Hillary Undergoes Emergency Hypnosis to Suppress Eleven Hours with Trey Gowdy

Democratic presidential candidate also strongly encouraged to "skip Halloween" this year in order to ensure best results of therapy.


hypnosis
credit: Sim Dawdler


EPORTERS HAVE confirmed that former Secretary of State Hillary Clinton completed three intensive sessions of hypnosis to block memories associated with last week’s eleven-hour marathon testimony, during which she repeatedly had to both stare into the face and hear the voice of Representative Trey Gowdy, Chairman of the House Select Committee on Benghazi.

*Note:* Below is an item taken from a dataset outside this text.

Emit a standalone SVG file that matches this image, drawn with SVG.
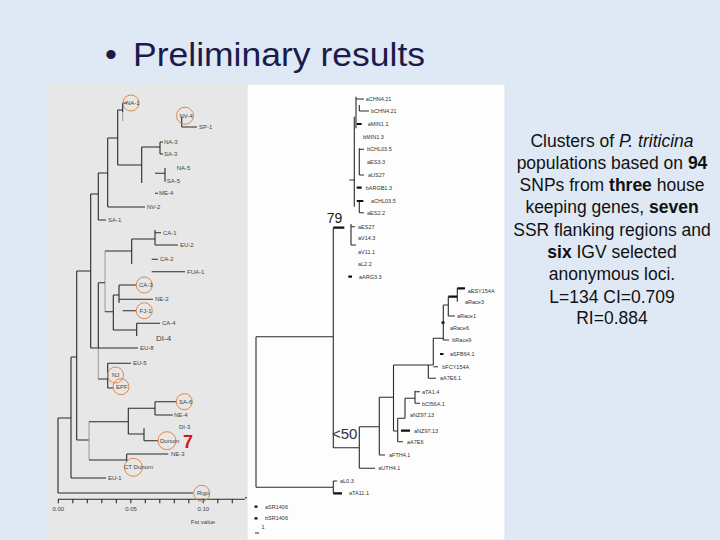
<svg xmlns="http://www.w3.org/2000/svg" width="720" height="540" viewBox="0 0 720 540">
<style>
.br{fill:none;stroke:#2a2a2a;stroke-width:1.1}
.fa{fill:none;stroke:#9a9a9a;stroke-width:1}
.th{fill:none;stroke:#111;stroke-width:2.2}
.ci{fill:none;stroke:#e0864a;stroke-width:1}
.ll{font-family:"Liberation Sans",Arial,sans-serif;font-size:6px;fill:#444}
.rl{font-family:"Liberation Sans",Arial,sans-serif;font-size:5.5px;fill:#333}
.cap{font-family:"Liberation Sans",Arial,sans-serif;font-size:17.5px;fill:#111;text-anchor:middle}
.bs{font-family:"Liberation Sans",Arial,sans-serif;font-size:15px;fill:#333}
</style>
<rect width="720" height="540" fill="#dfe9f5"/>
<g id="title">
<text x="105" y="66" font-family="'Liberation Sans',Arial,sans-serif" font-size="34" fill="#1b1b4b">•</text>
<text x="133" y="66" font-family="'Liberation Sans',Arial,sans-serif" font-size="34" fill="#1b1b4b" textLength="292" lengthAdjust="spacingAndGlyphs">Preliminary results</text>
</g>
<g id="left-tree">
<rect x="48" y="84" width="199" height="456" fill="#e7e7e7"/>
<path class="br" d="M58,418V493M58,493H193M58,418H71M71,357V478M71,478H106M71,357H76.7M76.7,271V440M76.7,440H89M76.7,271H90.7M90.7,194V348M90.7,194H98.3M98.3,173V220M98.3,220H106M98.3,173H107.7M107.7,138V207M107.7,207H145M107.7,138H117.7M117.7,110V165M117.7,110H122.7M122.7,103V112M122.7,103H127M117.7,165H141.7M141.7,147V183M141.7,147H160M160,142V154M160,142H163M160,154H163M155,173.3H165M165,168V181.7M155,193.3H158M181.7,117V127M181.7,127H197"/>
<path class="fa" d="M122.7,112V121M105,251V312M98.3,348V379M89,421.7V460"/>
<path class="br" d="M131.7,239V264M131.7,239H155M155,230V245M155,232.7H161M155,245H178M151.7,259.3H158M151.7,271.7H185M131.7,251H105M98.3,282.7H105M98.3,282.7V348M105,311.7H113.3M113.3,295V330M113.3,295H119M119,285V303M119,285H136M119,299.3H153M122.7,310.7H136M113.3,330H136.7M136.7,323.3V336M136.7,323.3H160M90.7,348H138M98.3,379H107.7M107.7,363.3V388M107.7,363.3H131M107.7,375H108.5M107.7,388H113.5M89,421.7H128.3M128.3,408.3V434M128.3,408.3H155M155,401.7V415M155,401.7H176.5M155,415H172.7M128.3,434H144M144,428.3V440.7M144,440.7H158.3M89,460H126.7M126.7,454V462M126.7,454H168.3"/>
<path class="br" d="M58,499.3H245M58.3,499.3v4M72.8,499.3v4M87.3,499.3v4M101.8,499.3v4M116.3,499.3v4M130.8,499.3v4M145.3,499.3v4M159.8,499.3v4M174.3,499.3v4M188.8,499.3v4M203.3,499.3v4M217.8,499.3v4M232.3,499.3v4"/>
<circle class="ci" cx="131" cy="103" r="8"/>
<circle class="ci" cx="185" cy="115.7" r="8.5"/>
<circle class="ci" cx="144.3" cy="285" r="8"/>
<circle class="ci" cx="144.3" cy="310.7" r="8"/>
<circle class="ci" cx="115.5" cy="375" r="8"/>
<circle class="ci" cx="121" cy="386.7" r="8"/>
<circle class="ci" cx="184.3" cy="401.7" r="8"/>
<circle class="ci" cx="167" cy="440.7" r="9"/>
<circle class="ci" cx="133.3" cy="467.3" r="9"/>
<circle class="ci" cx="201.7" cy="493.3" r="8"/>
<text class="ll" x="126" y="105">NA-1</text>
<text class="ll" x="179.5" y="117.5">NV-4</text>
<text class="ll" x="199" y="129">SP-1</text>
<text class="ll" x="164" y="144">NA-3</text>
<text class="ll" x="164" y="156">SA-3</text>
<text class="ll" x="176.7" y="169.5">NA-5</text>
<text class="ll" x="166.7" y="182.5">SA-5</text>
<text class="ll" x="159" y="195.3">ME-4</text>
<text class="ll" x="147" y="209">NV-2</text>
<text class="ll" x="108" y="222">SA-1</text>
<text class="ll" x="163" y="234.7">CA-1</text>
<text class="ll" x="180" y="247">EU-2</text>
<text class="ll" x="160" y="261.3">CA-2</text>
<text class="ll" x="187" y="273.7">FUA-1</text>
<text class="ll" x="139" y="287">CA-3</text>
<text class="ll" x="155" y="301.3">NE-2</text>
<text class="ll" x="139.5" y="312.7">FJ-1</text>
<text class="ll" x="162" y="325.3">CA-4</text>
<text x="156" y="341" font-family="'Liberation Sans',Arial,sans-serif" font-size="8" fill="#444">DI-4</text>
<text class="ll" x="140" y="350">EU-8</text>
<text class="ll" x="133" y="365.3">EU-5</text>
<text class="ll" x="112" y="377">NJ</text>
<text class="ll" x="116" y="388.7">EPF</text>
<text class="ll" x="179" y="403.7">SA-6</text>
<text class="ll" x="174" y="417">NE-4</text>
<text class="ll" x="179" y="428.5">DI-3</text>
<text x="183" y="447.5" font-family="'Liberation Sans',Arial,sans-serif" font-size="18" font-weight="bold" fill="#d01818">7</text>
<text class="ll" x="160" y="442.7">Dunum</text>
<text class="ll" x="171" y="456">NE-3</text>
<text class="ll" x="124" y="469.3">CT Dunum</text>
<text class="ll" x="108" y="480">EU-1</text>
<text class="ll" x="197" y="495.3">Rigo</text>
<text class="ll" x="58.3" y="511" text-anchor="middle">0.00</text>
<text class="ll" x="131" y="511" text-anchor="middle">0.05</text>
<text class="ll" x="203.3" y="511" text-anchor="middle">0.10</text>
<text class="ll" x="203" y="524" text-anchor="middle">Fst value</text>
</g>
<g id="right-tree">
<rect x="247" y="84" width="258" height="456" fill="#fdfdfd" stroke="#e4e4e4" stroke-width="1"/>
<path class="br" d="M349.3,180H354.3M354.3,116.7V206.7M356,96.7V128.3M356,99H364M359.3,105V111M359.3,111H369M359.3,148.3V175M359.3,149.3H364M359.3,175H364M359.3,201V212.7M359.3,212.7H364M351,224V245M351,226.7H355M351,245H356M333.3,227.7V447.7M256,336.7H333.3M256,336.7V487.3M256,487.3H333.3M333.3,481V493.3M333.3,481H337M333.3,447.7H359.3M359.3,426.7V468.3M359.3,468.3H375M359.3,426.7H379.3M379.3,397.3V455M379.3,455H385M379.3,397.3H393.5M393.5,365V431M393.5,365H428.3M428.3,365V378.3M428.3,378.3H436M428.3,365H433.3M433.3,338.3V365M433.3,338.3H443.3M433.3,366.7H438M443.3,305V340M443.3,340H449M443.3,305H448.3M448.3,296.7V316M448.3,316H455M457.3,288.3V301.7M393.5,431H397.7M397.7,418.3V441.7M397.7,418.3H405M405,398.3V418.3M405,398.3H415M415,390.7V403.3M415,391.7H420M415,403.3H420M397.7,441.7H403M245,497.7H247M255,533H259"/>
<path class="th" d="M356.7,124H361.7M356.7,187.7H361.7M356.7,201H363.3M333.3,227.7H344.3M348.3,276.7H352M333.3,493.3H342M448.3,296.7H457.3M457.3,288.3H465M440,354H443.5M441.5,322.7H444.5M401,430.7H410M254.5,506.7H257.5M254.5,518.3H257.5"/>
<text class="rl" x="365.7" y="101">aCHN4.21</text>
<text class="rl" x="371" y="113">bCHN4.21</text>
<text class="rl" x="367.7" y="126">aMIN1.1</text>
<text class="rl" x="363" y="138.7">bMIN1.3</text>
<text class="rl" x="367" y="151.3">bCHL03.5</text>
<text class="rl" x="367" y="163.7">aES3.3</text>
<text class="rl" x="368" y="177">aUS27</text>
<text class="rl" x="365.7" y="189.7">bARGB1.3</text>
<text class="rl" x="371" y="203">aCHL03.5</text>
<text class="rl" x="367" y="214.7">aES2.2</text>
<text x="326.7" y="222.7" font-family="'Liberation Sans',Arial,sans-serif" font-size="14" fill="#222">79</text>
<text class="rl" x="358" y="228.7">aES27</text>
<text class="rl" x="358" y="240.3">aV14.3</text>
<text class="rl" x="358" y="253.7">aV11.1</text>
<text class="rl" x="358" y="266">aL2.2</text>
<text class="rl" x="359" y="278.7">aARG3.3</text>
<text class="rl" x="467.7" y="293">aESY154A</text>
<text class="rl" x="465" y="303.7">aRace3</text>
<text class="rl" x="457" y="318">aRace1</text>
<text class="rl" x="450" y="330.3">aRace6</text>
<text class="rl" x="452.3" y="342">bRace9</text>
<text class="rl" x="450" y="356">aSFB64.1</text>
<text class="rl" x="442.3" y="368.7">bFCY154A</text>
<text class="rl" x="440" y="380.3">aA7E6.1</text>
<text class="rl" x="422" y="393.7">aTA1.4</text>
<text class="rl" x="422" y="406.3">bCI56A.1</text>
<text class="rl" x="410" y="417">aNZ97.13</text>
<text class="rl" x="414" y="432.7">aNZ97.13</text>
<text class="rl" x="407" y="443.7">aA7E6</text>
<text class="rl" x="389" y="457">aFTH4.1</text>
<text class="rl" x="378.3" y="470.3">aUTH4.1</text>
<text class="rl" x="340" y="483">aL0.3</text>
<text class="rl" x="349" y="495.3">aTA11.1</text>
<text class="rl" x="265" y="508.7">aSR1406</text>
<text class="rl" x="265" y="520.3">bSR1406</text>
<text class="rl" x="261.5" y="529">1</text>
<text class="bs" x="332" y="439">&lt;50</text>
</g>
<g id="caption">
<text class="cap" x="612" y="147">Clusters of <tspan font-style="italic">P. triticina</tspan></text>
<text class="cap" x="612" y="169">populations based on <tspan font-weight="bold">94</tspan></text>
<text class="cap" x="612" y="191">SNPs from <tspan font-weight="bold">three</tspan> house</text>
<text class="cap" x="612" y="213">keeping genes, <tspan font-weight="bold">seven</tspan></text>
<text class="cap" x="612" y="236">SSR flanking regions and</text>
<text class="cap" x="612" y="258"><tspan font-weight="bold">six</tspan> IGV selected</text>
<text class="cap" x="612" y="280">anonymous loci.</text>
<text class="cap" x="612" y="303">L=134  CI=0.709</text>
<text class="cap" x="612" y="324">RI=0.884</text>
</g>
</svg>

On the advice of her physician, Mrs. Clinton consented to the therapy because, according to confirmed reports, "hypnosis for restoring mental equilibrium after the trauma of interacting with Trey Gowdy has been the standard of care for years."

However, since Clinton was exposed to Trey Gowdy for nearly half a day, the dose of hypnosis was increased from one session to three. Dr. Samuel Walker, the hypnosis expert who performed all three sessions on Hillary Clinton within seventy-two hours of her exposure, said, "Timeliness is of critical importance in Trey Gowdy cases such as these."

Citing doctor-patient confidentiality, Dr. Walker would not elaborate on the specifics of his sessions with the democratic presidential candidate; however, he did paint a harrowing general portrait of Post-Traumatic Trey Gowdy Stress Disorder (PTTGSD).

"Such horrific memories of the pale, shining, drawling specter of Trey Gowdy must be pushed out of the conscious mind as quickly as possible after an unthinkable eleven straight hours of exposure to the pale, shining, drawling, actual person of Trey Gowdy.

"Just think how the little children in To Kill a Mockingbird imagined Boo Radley," Dr. Walker continued. "Now imagine Boo Radley is heading the Benghazi Committee. Then multiply that by eleven hours. If Mrs. Clinton remains stable after only three sessions of hypnosis, she is nothing short of a marvel."

As an added precaution, Dr. Walker confirmed he "strongly recommended that Secretary Clinton skip Halloween entirely this year," explaining, "why risk a relapse? Ghosts and goblins may pale in comparison to Trey Gowdy, but Mrs. Clinton is too close in time to ghoulish memories that are best left deeply suppressed."